- **Data segment**
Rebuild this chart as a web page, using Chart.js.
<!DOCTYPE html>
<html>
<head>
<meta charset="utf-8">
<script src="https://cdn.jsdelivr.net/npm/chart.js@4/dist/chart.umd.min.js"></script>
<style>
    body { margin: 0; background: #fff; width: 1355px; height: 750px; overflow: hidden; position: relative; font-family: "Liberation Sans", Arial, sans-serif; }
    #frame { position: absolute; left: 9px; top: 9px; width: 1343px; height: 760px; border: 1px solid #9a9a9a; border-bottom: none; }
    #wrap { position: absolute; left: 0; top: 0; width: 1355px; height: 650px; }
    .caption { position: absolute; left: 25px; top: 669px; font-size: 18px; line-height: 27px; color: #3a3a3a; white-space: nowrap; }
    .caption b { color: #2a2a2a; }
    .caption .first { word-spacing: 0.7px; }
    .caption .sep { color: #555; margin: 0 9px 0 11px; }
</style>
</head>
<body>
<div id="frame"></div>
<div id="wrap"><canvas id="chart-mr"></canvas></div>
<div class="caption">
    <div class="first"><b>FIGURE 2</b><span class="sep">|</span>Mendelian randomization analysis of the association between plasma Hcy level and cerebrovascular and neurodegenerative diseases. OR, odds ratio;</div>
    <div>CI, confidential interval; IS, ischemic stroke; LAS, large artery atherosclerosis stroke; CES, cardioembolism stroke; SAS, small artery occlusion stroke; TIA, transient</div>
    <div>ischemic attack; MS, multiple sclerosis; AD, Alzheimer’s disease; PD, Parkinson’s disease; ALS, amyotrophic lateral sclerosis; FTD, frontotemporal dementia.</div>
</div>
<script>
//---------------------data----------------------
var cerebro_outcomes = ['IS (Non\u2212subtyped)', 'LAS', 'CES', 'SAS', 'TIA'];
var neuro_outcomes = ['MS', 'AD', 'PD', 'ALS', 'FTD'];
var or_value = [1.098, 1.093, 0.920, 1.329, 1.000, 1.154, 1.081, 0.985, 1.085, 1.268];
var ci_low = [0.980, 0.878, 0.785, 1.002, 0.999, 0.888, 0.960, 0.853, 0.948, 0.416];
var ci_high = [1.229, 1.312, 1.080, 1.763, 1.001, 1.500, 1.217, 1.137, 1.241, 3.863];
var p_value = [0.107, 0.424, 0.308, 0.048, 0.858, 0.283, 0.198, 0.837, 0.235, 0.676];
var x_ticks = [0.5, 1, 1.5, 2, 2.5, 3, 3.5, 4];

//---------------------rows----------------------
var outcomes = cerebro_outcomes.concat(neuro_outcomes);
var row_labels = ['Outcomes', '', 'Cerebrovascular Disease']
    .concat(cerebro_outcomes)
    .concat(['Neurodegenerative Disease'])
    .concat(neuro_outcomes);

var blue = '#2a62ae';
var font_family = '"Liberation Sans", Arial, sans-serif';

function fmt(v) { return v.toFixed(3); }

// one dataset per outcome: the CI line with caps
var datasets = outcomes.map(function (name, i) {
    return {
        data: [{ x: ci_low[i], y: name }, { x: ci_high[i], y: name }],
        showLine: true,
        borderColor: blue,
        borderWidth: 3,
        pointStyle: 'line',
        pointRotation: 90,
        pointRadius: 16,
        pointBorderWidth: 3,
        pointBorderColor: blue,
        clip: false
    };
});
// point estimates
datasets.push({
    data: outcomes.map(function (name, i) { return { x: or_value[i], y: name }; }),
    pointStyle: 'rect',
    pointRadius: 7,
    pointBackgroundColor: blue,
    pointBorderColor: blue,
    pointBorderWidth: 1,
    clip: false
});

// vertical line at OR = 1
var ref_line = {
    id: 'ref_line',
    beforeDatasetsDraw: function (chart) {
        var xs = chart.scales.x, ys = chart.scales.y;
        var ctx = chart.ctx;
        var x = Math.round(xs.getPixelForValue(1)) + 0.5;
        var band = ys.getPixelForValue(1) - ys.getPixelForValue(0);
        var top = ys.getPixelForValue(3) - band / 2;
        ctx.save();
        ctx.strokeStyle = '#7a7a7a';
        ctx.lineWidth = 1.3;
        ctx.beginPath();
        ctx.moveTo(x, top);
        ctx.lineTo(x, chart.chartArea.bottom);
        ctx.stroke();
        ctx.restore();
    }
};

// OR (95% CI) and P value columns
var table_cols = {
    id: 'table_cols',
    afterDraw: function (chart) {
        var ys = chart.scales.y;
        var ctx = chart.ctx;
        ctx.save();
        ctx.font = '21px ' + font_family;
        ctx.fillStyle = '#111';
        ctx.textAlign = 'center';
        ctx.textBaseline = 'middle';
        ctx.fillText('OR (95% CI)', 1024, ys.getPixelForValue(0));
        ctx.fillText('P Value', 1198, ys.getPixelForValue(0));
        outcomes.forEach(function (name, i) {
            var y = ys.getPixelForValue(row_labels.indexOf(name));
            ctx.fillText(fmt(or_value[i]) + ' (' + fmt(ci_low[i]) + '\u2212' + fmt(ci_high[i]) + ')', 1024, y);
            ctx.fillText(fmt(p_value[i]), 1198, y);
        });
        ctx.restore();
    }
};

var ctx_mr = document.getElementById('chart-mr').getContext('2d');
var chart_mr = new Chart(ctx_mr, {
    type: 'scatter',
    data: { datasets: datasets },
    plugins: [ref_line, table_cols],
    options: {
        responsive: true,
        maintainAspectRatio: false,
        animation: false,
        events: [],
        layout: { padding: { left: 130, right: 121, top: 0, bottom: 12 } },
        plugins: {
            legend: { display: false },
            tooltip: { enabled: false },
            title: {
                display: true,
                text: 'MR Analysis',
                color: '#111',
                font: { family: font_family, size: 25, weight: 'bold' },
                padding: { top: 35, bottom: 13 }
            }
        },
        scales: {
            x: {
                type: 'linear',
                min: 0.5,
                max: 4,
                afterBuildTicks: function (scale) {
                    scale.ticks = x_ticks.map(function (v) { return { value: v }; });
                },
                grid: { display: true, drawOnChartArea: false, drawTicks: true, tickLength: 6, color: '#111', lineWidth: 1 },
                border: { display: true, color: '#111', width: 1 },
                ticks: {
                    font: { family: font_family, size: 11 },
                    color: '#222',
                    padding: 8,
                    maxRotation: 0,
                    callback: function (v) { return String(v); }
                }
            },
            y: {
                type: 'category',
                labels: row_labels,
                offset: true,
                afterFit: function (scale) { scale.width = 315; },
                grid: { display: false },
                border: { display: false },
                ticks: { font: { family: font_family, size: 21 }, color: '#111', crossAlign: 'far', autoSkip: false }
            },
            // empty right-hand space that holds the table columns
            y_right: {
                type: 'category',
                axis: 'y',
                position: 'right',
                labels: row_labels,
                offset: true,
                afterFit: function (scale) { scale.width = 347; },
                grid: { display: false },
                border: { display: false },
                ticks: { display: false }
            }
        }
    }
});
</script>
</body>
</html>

- **Exercise details**
Print the material verbatim, all of it.

- **Exercise solution**
Rebuild this chart as a web page, using Chart.js.
<!DOCTYPE html>
<html>
<head>
<meta charset="utf-8">
<script src="https://cdn.jsdelivr.net/npm/chart.js@4/dist/chart.umd.min.js"></script>
<style>
    body { margin: 0; background: #fff; width: 1355px; height: 750px; overflow: hidden; position: relative; font-family: "Liberation Sans", Arial, sans-serif; }
    #frame { position: absolute; left: 9px; top: 9px; width: 1343px; height: 760px; border: 1px solid #9a9a9a; border-bottom: none; }
    #wrap { position: absolute; left: 0; top: 0; width: 1355px; height: 650px; }
    .caption { position: absolute; left: 25px; top: 669px; font-size: 18px; line-height: 27px; color: #3a3a3a; white-space: nowrap; }
    .caption b { color: #2a2a2a; }
    .caption .first { word-spacing: 0.7px; }
    .caption .sep { color: #555; margin: 0 9px 0 11px; }
</style>
</head>
<body>
<div id="frame"></div>
<div id="wrap"><canvas id="chart-mr"></canvas></div>
<div class="caption">
    <div class="first"><b>FIGURE 2</b><span class="sep">|</span>Mendelian randomization analysis of the association between plasma Hcy level and cerebrovascular and neurodegenerative diseases. OR, odds ratio;</div>
    <div>CI, confidential interval; IS, ischemic stroke; LAS, large artery atherosclerosis stroke; CES, cardioembolism stroke; SAS, small artery occlusion stroke; TIA, transient</div>
    <div>ischemic attack; MS, multiple sclerosis; AD, Alzheimer’s disease; PD, Parkinson’s disease; ALS, amyotrophic lateral sclerosis; FTD, frontotemporal dementia.</div>
</div>
<script>
//---------------------data----------------------
var cerebro_outcomes = ['IS (Non\u2212subtyped)', 'LAS', 'CES', 'SAS', 'TIA'];
var neuro_outcomes = ['MS', 'AD', 'PD', 'ALS', 'FTD'];
var or_value = [1.098, 1.093, 0.920, 1.329, 1.000, 1.154, 1.081, 0.985, 1.085, 1.268];
var ci_low = [0.980, 0.878, 0.785, 1.002, 0.999, 0.888, 0.960, 0.853, 0.948, 0.416];
var ci_high = [1.229, 1.312, 1.080, 1.763, 1.001, 1.500, 1.217, 1.137, 1.241, 3.863];
var p_value = [0.107, 0.424, 0.308, 0.048, 0.858, 0.283, 0.198, 0.837, 0.235, 0.676];
var x_ticks = [0.5, 1, 1.5, 2, 2.5, 3, 3.5, 4];

//---------------------rows----------------------
var outcomes = cerebro_outcomes.concat(neuro_outcomes);
var row_labels = ['Outcomes', '', 'Cerebrovascular Disease']
    .concat(cerebro_outcomes)
    .concat(['Neurodegenerative Disease'])
    .concat(neuro_outcomes);

var blue = '#2a62ae';
var font_family = '"Liberation Sans", Arial, sans-serif';

function fmt(v) { return v.toFixed(3); }

// one dataset per outcome: the CI line with caps
var datasets = outcomes.map(function (name, i) {
    return {
        data: [{ x: ci_low[i], y: name }, { x: ci_high[i], y: name }],
        showLine: true,
        borderColor: blue,
        borderWidth: 3,
        pointStyle: 'line',
        pointRotation: 90,
        pointRadius: 16,
        pointBorderWidth: 3,
        pointBorderColor: blue,
        clip: false
    };
});
// point estimates
datasets.push({
    data: outcomes.map(function (name, i) { return { x: or_value[i], y: name }; }),
    pointStyle: 'rect',
    pointRadius: 7,
    pointBackgroundColor: blue,
    pointBorderColor: blue,
    pointBorderWidth: 1,
    clip: false
});

// vertical line at OR = 1
var ref_line = {
    id: 'ref_line',
    beforeDatasetsDraw: function (chart) {
        var xs = chart.scales.x, ys = chart.scales.y;
        var ctx = chart.ctx;
        var x = Math.round(xs.getPixelForValue(1)) + 0.5;
        var band = ys.getPixelForValue(1) - ys.getPixelForValue(0);
        var top = ys.getPixelForValue(3) - band / 2;
        ctx.save();
        ctx.strokeStyle = '#7a7a7a';
        ctx.lineWidth = 1.3;
        ctx.beginPath();
        ctx.moveTo(x, top);
        ctx.lineTo(x, chart.chartArea.bottom);
        ctx.stroke();
        ctx.restore();
    }
};

// OR (95% CI) and P value columns
var table_cols = {
    id: 'table_cols',
    afterDraw: function (chart) {
        var ys = chart.scales.y;
        var ctx = chart.ctx;
        ctx.save();
        ctx.font = '21px ' + font_family;
        ctx.fillStyle = '#111';
        ctx.textAlign = 'center';
        ctx.textBaseline = 'middle';
        ctx.fillText('OR (95% CI)', 1024, ys.getPixelForValue(0));
        ctx.fillText('P Value', 1198, ys.getPixelForValue(0));
        outcomes.forEach(function (name, i) {
            var y = ys.getPixelForValue(row_labels.indexOf(name));
            ctx.fillText(fmt(or_value[i]) + ' (' + fmt(ci_low[i]) + '\u2212' + fmt(ci_high[i]) + ')', 1024, y);
            ctx.fillText(fmt(p_value[i]), 1198, y);
        });
        ctx.restore();
    }
};

var ctx_mr = document.getElementById('chart-mr').getContext('2d');
var chart_mr = new Chart(ctx_mr, {
    type: 'scatter',
    data: { datasets: datasets },
    plugins: [ref_line, table_cols],
    options: {
        responsive: true,
        maintainAspectRatio: false,
        animation: false,
        events: [],
        layout: { padding: { left: 130, right: 121, top: 0, bottom: 12 } },
        plugins: {
            legend: { display: false },
            tooltip: { enabled: false },
            title: {
                display: true,
                text: 'MR Analysis',
                color: '#111',
                font: { family: font_family, size: 25, weight: 'bold' },
                padding: { top: 35, bottom: 13 }
            }
        },
        scales: {
            x: {
                type: 'linear',
                min: 0.5,
                max: 4,
                afterBuildTicks: function (scale) {
                    scale.ticks = x_ticks.map(function (v) { return { value: v }; });
                },
                grid: { display: true, drawOnChartArea: false, drawTicks: true, tickLength: 6, color: '#111', lineWidth: 1 },
                border: { display: true, color: '#111', width: 1 },
                ticks: {
                    font: { family: font_family, size: 11 },
                    color: '#222',
                    padding: 8,
                    maxRotation: 0,
                    callback: function (v) { return String(v); }
                }
            },
            y: {
                type: 'category',
                labels: row_labels,
                offset: true,
                afterFit: function (scale) { scale.width = 315; },
                grid: { display: false },
                border: { display: false },
                ticks: { font: { family: font_family, size: 21 }, color: '#111', crossAlign: 'far', autoSkip: false }
            },
            // empty right-hand space that holds the table columns
            y_right: {
                type: 'category',
                axis: 'y',
                position: 'right',
                labels: row_labels,
                offset: true,
                afterFit: function (scale) { scale.width = 347; },
                grid: { display: false },
                border: { display: false },
                ticks: { display: false }
            }
        }
    }
});
</script>
</body>
</html>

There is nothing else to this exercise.